Walter is the chief executive and founder of Guggenheim Partners, an investment and advisory firm with $345 billion in assets under administration. He's also the lead owner of the Los Angeles Dodgers baseball team, and an investor in the Los Angeles Lakers basketball team and the Premier League's Chelsea Football Club.
The majority of Walter's fortune is tied to Guggenheim Partners, the investment advisory he founded. Guggenheim Partners managed about $345 billion in assets according to its website in October 2025.
Walter's stake is not divulged in the company's 2024 form ADV, meaning he owns less than 25%. Employees own 55% of the firm, according to Guggenheim's website in October 2024, and Sammons Enterprises own a roughly 33% stake according to an October 2017 Bloomberg News report. Walter is credited with 20% given his status as a founder and chief executive officer of the firm. It's valued using the average price-to-assets under management ratio of five comparable publicly-traded firms.
Walter controls Group 1001 with an economic stake of 19%, according to filings with the California Department of Insurance, which owns insurers including Delaware Life and Clear Spring. The total adjusted capital of nine Group 1001 insurers totaled $5.1 billion at the end of 2024. They are valued here at that figure.
Walter controls about 6 million shares of Carvana through TWG Global Holdings according to a June 2025 schedule 13G. Walter's owns 21% of TWG according to the insurance filings, and that proportion of shares is credited to him.
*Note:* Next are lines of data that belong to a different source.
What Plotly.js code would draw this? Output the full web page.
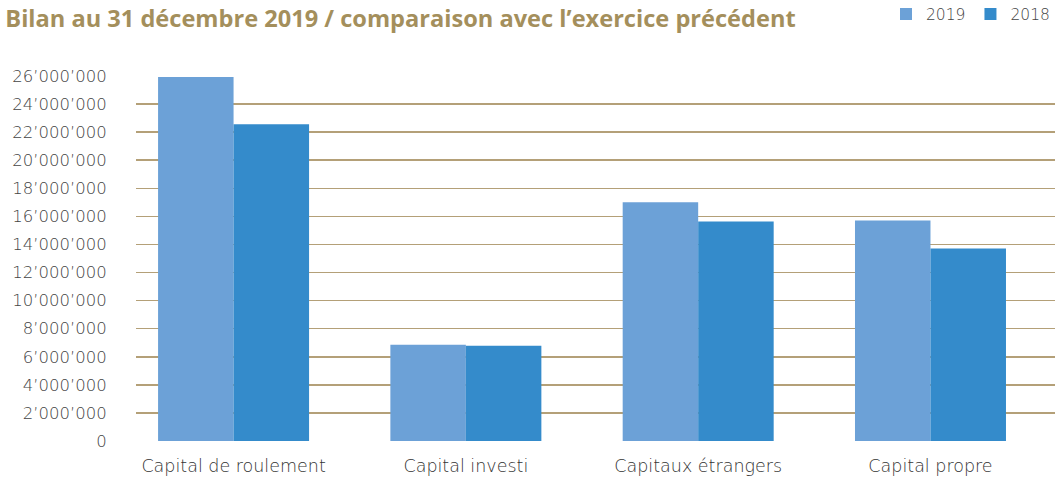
<!DOCTYPE html>
<html>
<head>
<meta charset="utf-8">
<script src="https://cdn.plot.ly/plotly-3.0.1.min.js"></script>
<style>html,body{margin:0;padding:0;background:#fff;}#chart{width:1061px;height:477px;}</style>
</head>
<body>
<div id="chart"></div>
<script>
const categories = ["Capital de roulement", "Capital investi", "Capitaux étrangers", "Capital propre"];
const values2019 = [25930000, 6860000, 17000000, 15710000];
const values2018 = [22570000, 6790000, 15640000, 13710000];
const tickValues = [0, 2000000, 4000000, 6000000, 8000000, 10000000, 12000000, 14000000, 16000000, 18000000, 20000000, 22000000, 24000000, 26000000];
const tickLabels = ["0", "2’000’000", "4’000’000", "6’000’000", "8’000’000", "10’000’000", "12’000’000", "14’000’000", "16’000’000", "18’000’000", "20’000’000", "22’000’000", "24’000’000", "26’000’000"];

const titleFont = "'Open Sans', Lato, sans-serif";
const font = "'DejaVu Sans', 'Open Sans', sans-serif";
const data = [
  {type: "bar", name: "2019", x: categories, y: values2019, marker: {color: "#6ca1d7"}, hoverinfo: "none"},
  {type: "bar", name: "2018", x: categories, y: values2018, marker: {color: "#348bcb"}, hoverinfo: "none"}
];
const layout = {
  width: 1061, height: 477,
  margin: {l: 136, r: 6, t: 76, b: 36},
  paper_bgcolor: "#fff", plot_bgcolor: "#fff",
  barmode: "group", bargap: 0.35, bargroupgap: 0,
  font: {family: font, color: "#555"},
  title: {text: "<b>Bilan au 31 décembre 2019 / comparaison avec l’exercice précédent</b>",
          x: 0.005, xanchor: "left", xref: "container", y: 0.96, yanchor: "middle", yref: "container",
          font: {family: titleFont, size: 23.6, color: "#a48f5c"}},
  showlegend: true,
  legend: {orientation: "h", x: 1, xanchor: "right", xref: "paper", y: 0.97, yanchor: "middle", yref: "container",
           font: {family: font, size: 15.5, color: "#444", weight: 300}, traceorder: "normal", itemwidth: 30},
  xaxis: {type: "category", range: [-0.42, 3.536], showgrid: false, zeroline: false, showline: false,
          ticks: "outside", ticklen: 9, tickcolor: "rgba(0,0,0,0)",
          tickfont: {family: font, size: 17.5, color: "#333", weight: 300}, fixedrange: true},
  yaxis: {range: [0, 26000000], tickvals: tickValues, ticktext: tickLabels, showgrid: true,
          gridcolor: "#b4a078", gridwidth: 1.5, zeroline: false, showline: false,
          ticks: "outside", ticklen: 25, tickcolor: "rgba(0,0,0,0)",
          tickfont: {family: font, size: 16.5, color: "#444", weight: 300}, fixedrange: true}
};
Plotly.newPlot("chart", data, layout, {displayModeBar: false, staticPlot: true});
</script>
</body>
</html>
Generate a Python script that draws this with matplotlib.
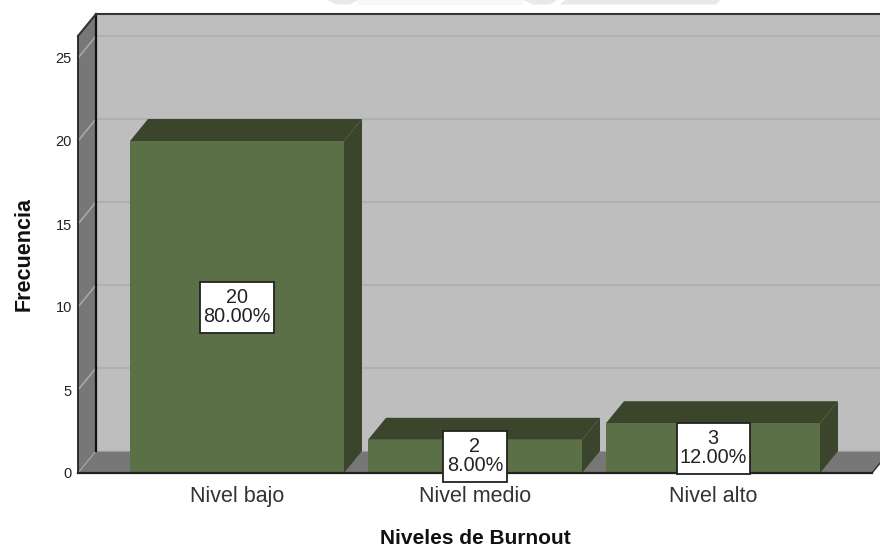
import matplotlib
matplotlib.use("Agg")
import matplotlib.pyplot as plt
from matplotlib.patches import Polygon, Rectangle

plt.rcParams['font.family'] = ['Liberation Sans', 'DejaVu Sans']

# Data
categories = ['Nivel bajo', 'Nivel medio', 'Nivel alto']
counts = [20, 2, 3]
percents = ['80.00%', '8.00%', '12.00%']
y_ticks = [0, 5, 10, 15, 20, 25]

# pixel scale of the reference
X_PX = 238.0
Y_PX = 16.6
DX = 18 / X_PX    # depth of the fake 3d
DY = 22 / Y_PX
BAR_W = 214 / X_PX

fig = plt.figure(figsize=(8.8, 5.48), dpi=100)
ax = fig.add_axes([0, 0, 1, 1])
ax.set_xlim(-237 / X_PX, (880 - 237) / X_PX)
ax.set_ylim(-(548 - 473) / Y_PX, 473 / Y_PX)
ax.axis('off')

LEFT = -159 / X_PX    # front left corner
RIGHT = 635 / X_PX    # front right corner
TOP = 437 / Y_PX      # front top of the walls

GREEN = '#5c7048'
DARK = '#3a452c'
WALL = '#bebebe'
SIDE = '#777777'


def poly(pts, color, z, edge='none', lw=0):
    ax.add_patch(Polygon(pts, closed=True, facecolor=color, edgecolor=edge,
                         linewidth=lw, zorder=z))


def px(x, y):
    # reference pixel to data position
    return ((x - 237) / X_PX, (473 - y) / Y_PX)


# faint scraps of a watermark above the frame
for a, b, c, d in [(327, 358, 337, 350), (523, 557, 533, 550), (565, 720, 560, 716)]:
    poly([px(a, 0), px(b, 0), px(d, 4.5), px(c, 4.5)], '#e8eae5', 0)
poly([px(358, 0), px(523, 0), px(523, 4.5), px(358, 4.5)], '#f8f9f7', 0)

# back wall, left wall, floor
poly([(LEFT + DX, DY), (RIGHT + 2 * DX, DY), (RIGHT + 2 * DX, TOP + DY), (LEFT + DX, TOP + DY)], WALL, 1)
poly([(LEFT, 0), (LEFT + DX, DY), (LEFT + DX, TOP + DY), (LEFT, TOP)], SIDE, 2)
poly([(LEFT, 0), (LEFT + DX, DY), (RIGHT + DX, DY), (RIGHT, 0)], SIDE, 2)

# grid lines on the walls
for t in y_ticks[1:]:
    ax.plot([LEFT + DX, RIGHT + 2 * DX], [t + DY, t + DY], color='#b0b0b0', lw=1.5, zorder=3)
    ax.plot([LEFT, LEFT + DX], [t, t + DY], color='#a8a8a8', lw=1.2, zorder=3)
for t in y_ticks:
    ax.text(LEFT - 6 / X_PX, t - 1.5 / Y_PX, str(t), ha='right', va='center', fontsize=10.5, color='#222222')
ax.plot([LEFT, LEFT + DX], [0, DY], color='#a8a8a8', lw=0.8, zorder=3)

# frame lines
ax.plot([LEFT + DX, LEFT + DX], [DY, TOP + DY], color='#111111', lw=1.6, zorder=4)
ax.plot([LEFT, LEFT], [0, TOP], color='#222222', lw=1.3, zorder=4)
ax.plot([LEFT, LEFT + DX, RIGHT + 2 * DX], [TOP, TOP + DY, TOP + DY], color='#333333', lw=1.5, zorder=4)
ax.plot([LEFT + DX, RIGHT + DX], [DY, DY], color='#999999', lw=0.8, zorder=3)
ax.plot([RIGHT, RIGHT + DX], [0, DY], color='#333333', lw=1.0, zorder=3)

# bars
for i, v in enumerate(counts):
    x0 = i - BAR_W / 2
    x1 = i + BAR_W / 2
    poly([(x1, 0), (x1 + DX, DY), (x1 + DX, v + DY), (x1, v)], DARK, 5)
    poly([(x0, v), (x0 + DX, v + DY), (x1 + DX, v + DY), (x1, v)], DARK, 5)
    ax.bar(i, v, width=BAR_W, color=GREEN, zorder=6)

ax.plot([LEFT, RIGHT], [0, 0], color='#222222', lw=1.6, zorder=7)

# value labels
box_w = [74 / X_PX, 64 / X_PX, 73 / X_PX]
box_h = 51 / Y_PX
for i, v in enumerate(counts):
    ax.add_patch(Rectangle((i - box_w[i] / 2, v / 2 - box_h / 2), box_w[i], box_h,
                           facecolor='white', edgecolor='#222222', linewidth=1.3, zorder=8))
    ax.text(i, v / 2, str(v) + '\n' + percents[i], ha='center', va='center',
            fontsize=14.3, color='#222222', linespacing=1.0, zorder=9)
    ax.text(i, -23.5 / Y_PX, categories[i], ha='center', va='center', fontsize=15.5, color='#333333')

ax.text((475 - 237) / X_PX, -66 / Y_PX, 'Niveles de Burnout', ha='center', va='center',
        fontsize=15, fontweight='bold', color='#111111')
ax.text(-213 / X_PX, (473 - 254) / Y_PX, 'Frecuencia', ha='center', va='center', rotation=90,
        fontsize=15.5, fontweight='bold', color='#111111')

fig.savefig('out.png', dpi=100)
Walter is the lead owner of the Los Angeles Dodgers baseball team with a stake of 27%, according to Dan Webb, a lawyer for Walter, in October 2024. He also owns 20% of the Los Angeles Lakers and 12.7% of Chelsea Football Club, according to Webb. He's credited with one-sixth of the Los Angeles Sparks women's basketball team. All of the teams are valued using valuations by sports media firm Sportico.
In April 2025 TWG announced it was taking a 5% stake in Abu Dhabi investment manager Mubadala Capital in exchange for a $2.5 billion investment. Its valued at cost.
His investments in motor racing groups and in the Professional Women's Hockey League are not included because their value could not be ascertained.
Walter was raised in Cedar Rapids, Iowa, where his father worked at a concrete block manufacturing plant.
After high school he studied accounting at Creighton University, then graduated from Northwestern University with a law degree. After a stint at a law firm and First Chicago Capital Markets, he founded Liberty Hampshire, an investment firm, in 1996.
Four years later, he and other partners including the great-grandson of Meyer Guggenheim created Guggenheim Partners, which Liberty Hampshire folded into.
In 2012, Walter led a group that bought the Los Angeles Dodgers baseball team for $2.1 billion, which was then the most ever paid for a sports team. He later bought stakes in the Los Angeles Lakers basketball team and Chelsea Football Club, as well as other sports investments.
Walter has a range of charitable enterprises which focus on social equity and conservation.